In nursing school we’re taught that when we graduate, we earn the title registered “professional” nurse. But what is a professional?
- A specialist, an expert, a skilled, proficient, qualified, licensed, certified, trained individual in an area of work or practice.
- A person with a degree of autonomy and control over said field.
- An individual with a degree of decision-making authority.
After years of study, we do have much theoretical training and textbook knowledge. After a few years of practice we are on the road to proficiency, enhanced skills and the development of expertise. The term rings true on these levels.
But once we enter the factory-like atmosphere of a health facility, we discover that we have little autonomy to define our practice, nor do we have the authority to determine how our skills and knowledge can best be implemented. While we draw upon our skills to make clinical decisions every day, we don’t have control over the resources and supports required to deliver such care.
And, my colleagues, therein lies the rub.
The illusion of professional autonomy
It is this illusion of professional autonomy that many employers use to convince nurses that we don’t need to unionize in order to ensure that we have what we need to do our jobs.
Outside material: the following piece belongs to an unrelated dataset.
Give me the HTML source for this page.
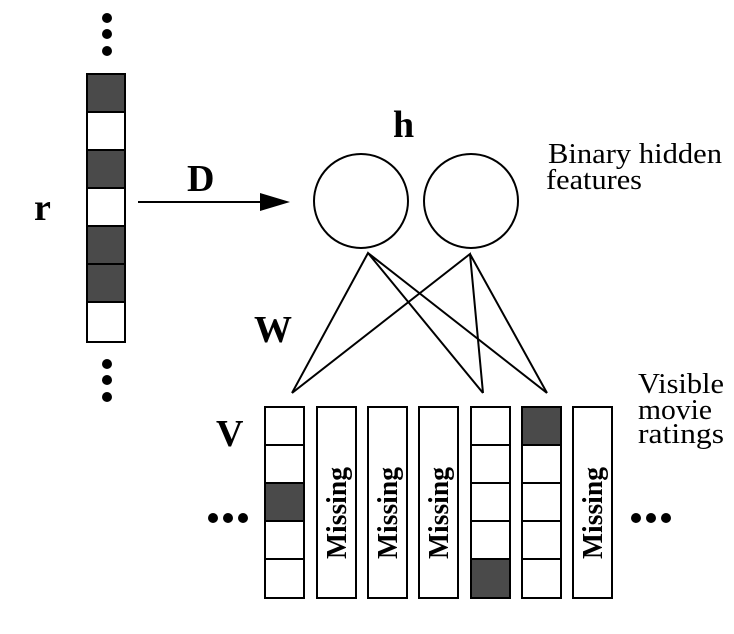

Schemes of so-called “shared governance” help to further this fantasy of control.
Non-managerial nurses do not determine budgets and resources. Thus governance is never “shared.” Our input can be sought, our brains can be picked, our clinical and practical knowledge can be mined, but final decisions about what, how much and in what way resources are allocated are the purview of the bosses. And the bosses we see and meet with are not even the final decision-makers. They have to answer to the CEOs, CFOs and COOs whom we never see or hear from—except for a cute letter sent out on Nurses Week or Christmas.
So what does a union do?
Throughout history, workers recognized the need to unite to deal with employers to improve working conditions, pay and other factors that improved their lots in life. This purposeful and organized unity led to the formation of unions.
Professional caregivers have the same needs as other workers: to improve salary, benefits, hours, working conditions, respect for what we do, safety, fair treatment if accused of violations, etc. But Professionals have additional needs: to practice our profession as we see fit, based on our licensure, certification, education and autonomous judgment capability.
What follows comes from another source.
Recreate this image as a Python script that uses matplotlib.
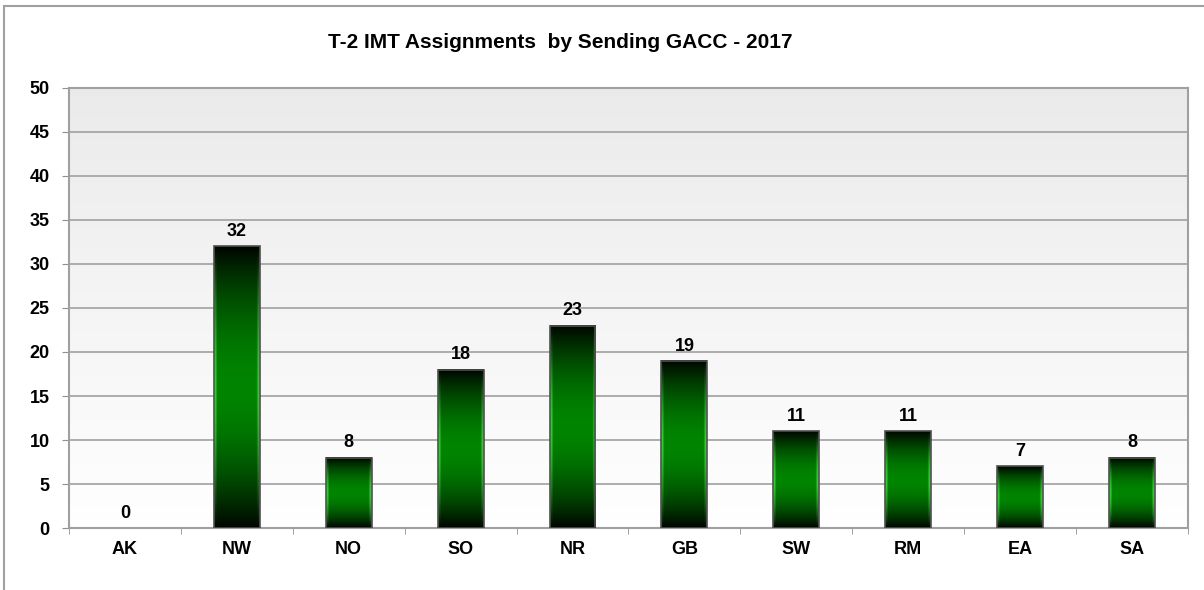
import numpy as np
import matplotlib.pyplot as plt
from matplotlib.patches import Rectangle

# Data
gaccs = ['AK', 'NW', 'NO', 'SO', 'NR', 'GB', 'SW', 'RM', 'EA', 'SA']
assignments = [0, 32, 8, 18, 23, 19, 11, 11, 7, 8]

fig = plt.figure(figsize=(12.04, 5.9), dpi=100)
ax = fig.add_axes([0.0573, 0.105, 0.9294, 0.746])

# outer frame
fig.patches.append(Rectangle((0.003, -0.01), 1.2, 1.0, transform=fig.transFigure,
                             fill=False, edgecolor='#a0a0a0', linewidth=1.5))

n = len(gaccs)
x = np.arange(n)
w = 0.41

# plot area gradient background
bg = np.linspace(0.92, 1.0, 256).reshape(-1, 1)
bg = np.dstack([bg, bg, bg])
ax.imshow(bg, extent=[-0.5, n - 0.5, 0, 50], aspect='auto', origin='upper', zorder=0)

# bar gradient (dark ends, green middle, light green edges)
t = np.linspace(0, 1, 200).reshape(-1, 1)
s = np.linspace(0, 1, 60).reshape(1, -1)
vert = 1 - np.abs(2 * t - 1) ** 1.8
edge = np.clip(1 - np.minimum(s, 1 - s) / 0.07, 0, 1)
r = (0.00 + 0.30 * edge) * vert
g = (0.50 + 0.42 * edge) * vert + 0.02
b = (0.00 + 0.30 * edge) * vert
bar_img = np.dstack([r, g, b])

font = 'Liberation Sans'
for xi, v in zip(x, assignments):
    if v > 0:
        ax.imshow(bar_img, extent=[xi - w / 2, xi + w / 2, 0, v], aspect='auto',
                  origin='upper', zorder=3)
        ax.add_patch(Rectangle((xi - w / 2, 0), w, v, fill=False,
                               edgecolor='#505050', linewidth=1.2, zorder=4))
    ax.text(xi, v + 0.7, str(v), ha='center', va='bottom', fontsize=13,
            fontweight='bold', family=font, zorder=5)

ax.set_xlim(-0.5, n - 0.5)
ax.set_ylim(0, 50)
ax.set_yticks(range(0, 51, 5))
ax.set_xticks(x)
ax.set_xticklabels(gaccs)
ax.set_xticks(np.arange(-0.5, n, 1), minor=True)
ax.tick_params(axis='x', which='major', length=0, pad=9)
ax.tick_params(axis='x', which='minor', length=4, color='#909090', direction='out')
ax.tick_params(axis='y', length=5, color='#909090', pad=9)
for lbl in ax.get_xticklabels() + ax.get_yticklabels():
    lbl.set_fontweight('bold')
    lbl.set_fontsize(13)
    lbl.set_family(font)

ax.grid(axis='y', color='#a0a0a0', linewidth=1.2, zorder=1)
ax.set_axisbelow(True)
for sp in ax.spines.values():
    sp.set_color('#a0a0a0')
    sp.set_linewidth(1.5)

fig.text(0.465, 0.928, 'T-2 IMT Assignments  by Sending GACC - 2017', ha='center',
         va='center', fontsize=15, fontweight='bold', family=font)

fig.savefig('out.png', dpi=100)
Thus, we have a GREATER need to be unified in an organized body to negotiate these terms. But the title “professional” has been used by employers to make us feel that we don’t need unions, that we are somehow “better” than less skilled workers and able to do fine on our own. Nothing is further from the truth.
Life in the United States would look very different were it not for the presence and serious sacrifices and struggles of union members and those trying to organize.
Why employers feel so threatened by unions
Union members have elaborate legal rights in both the private and public sectors (NLRA, PERA, etc.). In addition, we have the ability to push the envelope beyond what is spelled out in statute.
Workers, together, can compel an employer to behave in ways they would not normally prefer to. A lone worker does not have that power. In fact, the “power playing field” is dramatically altered when a union is present and the workers are engaged. The possibilities are limitless.
This is why corporations and their government accomplices have been so anxious throughout history to destabilize, decertify and destroy unions and the power that workers can aspire to. The Janus case is no exception. If you disable the ability of a union to have a treasury, you destroy the most important organizational structure in America, one that gets its funding solely from its members and is beholden to no special interests who can demand paybacks or favors.
Finally, a union is not a “third party” as the union-busting literature likes to describe it. The union is us. We have the ability to craft it in the way that serves our interests and our patients’ needs. Nurses and our patients are the two entities among which the work takes place. The Employer is the real third party, more often than not, getting in our way and placing obstacles in our path.